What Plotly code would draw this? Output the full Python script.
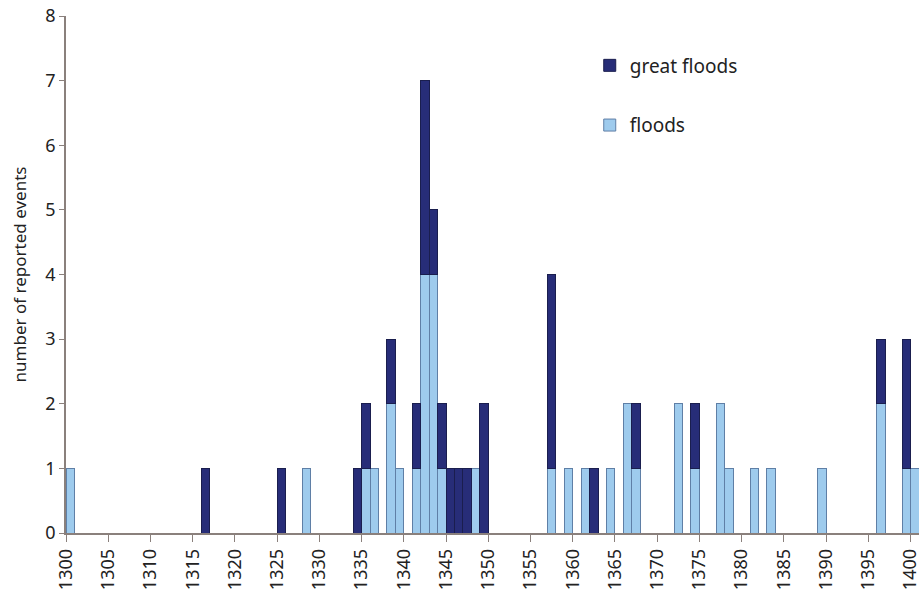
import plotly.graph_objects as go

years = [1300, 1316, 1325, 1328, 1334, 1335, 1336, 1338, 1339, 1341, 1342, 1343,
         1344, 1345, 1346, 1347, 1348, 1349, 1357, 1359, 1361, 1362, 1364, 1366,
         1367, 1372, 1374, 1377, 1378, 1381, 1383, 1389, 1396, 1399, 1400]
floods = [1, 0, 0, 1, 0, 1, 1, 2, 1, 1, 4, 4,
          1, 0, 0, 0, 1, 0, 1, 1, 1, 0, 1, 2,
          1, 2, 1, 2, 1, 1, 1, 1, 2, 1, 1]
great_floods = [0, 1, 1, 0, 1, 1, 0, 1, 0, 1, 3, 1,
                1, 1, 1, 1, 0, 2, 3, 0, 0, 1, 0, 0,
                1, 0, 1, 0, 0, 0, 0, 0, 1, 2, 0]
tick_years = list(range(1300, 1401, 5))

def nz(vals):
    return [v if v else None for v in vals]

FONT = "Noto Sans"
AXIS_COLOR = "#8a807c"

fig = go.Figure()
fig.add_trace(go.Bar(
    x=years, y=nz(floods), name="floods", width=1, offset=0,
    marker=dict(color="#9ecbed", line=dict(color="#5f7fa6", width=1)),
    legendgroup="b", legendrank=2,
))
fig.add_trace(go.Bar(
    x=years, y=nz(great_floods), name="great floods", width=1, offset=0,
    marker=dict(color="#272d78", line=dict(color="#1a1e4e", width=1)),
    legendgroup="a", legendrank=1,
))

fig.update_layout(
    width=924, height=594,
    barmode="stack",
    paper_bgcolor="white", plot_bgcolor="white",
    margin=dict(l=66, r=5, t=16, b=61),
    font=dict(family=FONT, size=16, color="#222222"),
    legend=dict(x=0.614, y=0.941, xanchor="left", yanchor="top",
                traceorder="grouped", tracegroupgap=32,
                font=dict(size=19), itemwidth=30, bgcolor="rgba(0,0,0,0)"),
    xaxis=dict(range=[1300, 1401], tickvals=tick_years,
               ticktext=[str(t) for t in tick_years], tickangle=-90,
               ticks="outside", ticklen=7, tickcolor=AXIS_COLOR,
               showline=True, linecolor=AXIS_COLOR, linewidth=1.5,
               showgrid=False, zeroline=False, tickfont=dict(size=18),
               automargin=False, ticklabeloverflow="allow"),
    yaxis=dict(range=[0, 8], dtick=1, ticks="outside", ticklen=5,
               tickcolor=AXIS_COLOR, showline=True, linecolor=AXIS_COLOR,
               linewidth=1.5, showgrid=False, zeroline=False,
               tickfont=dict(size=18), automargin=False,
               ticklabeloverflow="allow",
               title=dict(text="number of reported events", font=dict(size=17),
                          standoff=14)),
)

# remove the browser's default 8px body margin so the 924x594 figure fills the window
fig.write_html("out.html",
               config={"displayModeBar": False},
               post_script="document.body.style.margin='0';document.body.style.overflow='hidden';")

--------------------

• [WHAT YOU SHOULD DO]
Copy out each line exactly, without the pictures.

• [ANSWER TO THE EXERCISE]
What Plotly code would draw this? Output the full Python script.
import plotly.graph_objects as go

years = [1300, 1316, 1325, 1328, 1334, 1335, 1336, 1338, 1339, 1341, 1342, 1343,
         1344, 1345, 1346, 1347, 1348, 1349, 1357, 1359, 1361, 1362, 1364, 1366,
         1367, 1372, 1374, 1377, 1378, 1381, 1383, 1389, 1396, 1399, 1400]
floods = [1, 0, 0, 1, 0, 1, 1, 2, 1, 1, 4, 4,
          1, 0, 0, 0, 1, 0, 1, 1, 1, 0, 1, 2,
          1, 2, 1, 2, 1, 1, 1, 1, 2, 1, 1]
great_floods = [0, 1, 1, 0, 1, 1, 0, 1, 0, 1, 3, 1,
                1, 1, 1, 1, 0, 2, 3, 0, 0, 1, 0, 0,
                1, 0, 1, 0, 0, 0, 0, 0, 1, 2, 0]
tick_years = list(range(1300, 1401, 5))

def nz(vals):
    return [v if v else None for v in vals]

FONT = "Noto Sans"
AXIS_COLOR = "#8a807c"

fig = go.Figure()
fig.add_trace(go.Bar(
    x=years, y=nz(floods), name="floods", width=1, offset=0,
    marker=dict(color="#9ecbed", line=dict(color="#5f7fa6", width=1)),
    legendgroup="b", legendrank=2,
))
fig.add_trace(go.Bar(
    x=years, y=nz(great_floods), name="great floods", width=1, offset=0,
    marker=dict(color="#272d78", line=dict(color="#1a1e4e", width=1)),
    legendgroup="a", legendrank=1,
))

fig.update_layout(
    width=924, height=594,
    barmode="stack",
    paper_bgcolor="white", plot_bgcolor="white",
    margin=dict(l=66, r=5, t=16, b=61),
    font=dict(family=FONT, size=16, color="#222222"),
    legend=dict(x=0.614, y=0.941, xanchor="left", yanchor="top",
                traceorder="grouped", tracegroupgap=32,
                font=dict(size=19), itemwidth=30, bgcolor="rgba(0,0,0,0)"),
    xaxis=dict(range=[1300, 1401], tickvals=tick_years,
               ticktext=[str(t) for t in tick_years], tickangle=-90,
               ticks="outside", ticklen=7, tickcolor=AXIS_COLOR,
               showline=True, linecolor=AXIS_COLOR, linewidth=1.5,
               showgrid=False, zeroline=False, tickfont=dict(size=18),
               automargin=False, ticklabeloverflow="allow"),
    yaxis=dict(range=[0, 8], dtick=1, ticks="outside", ticklen=5,
               tickcolor=AXIS_COLOR, showline=True, linecolor=AXIS_COLOR,
               linewidth=1.5, showgrid=False, zeroline=False,
               tickfont=dict(size=18), automargin=False,
               ticklabeloverflow="allow",
               title=dict(text="number of reported events", font=dict(size=17),
                          standoff=14)),
)

# remove the browser's default 8px body margin so the 924x594 figure fills the window
fig.write_html("out.html",
               config={"displayModeBar": False},
               post_script="document.body.style.margin='0';document.body.style.overflow='hidden';")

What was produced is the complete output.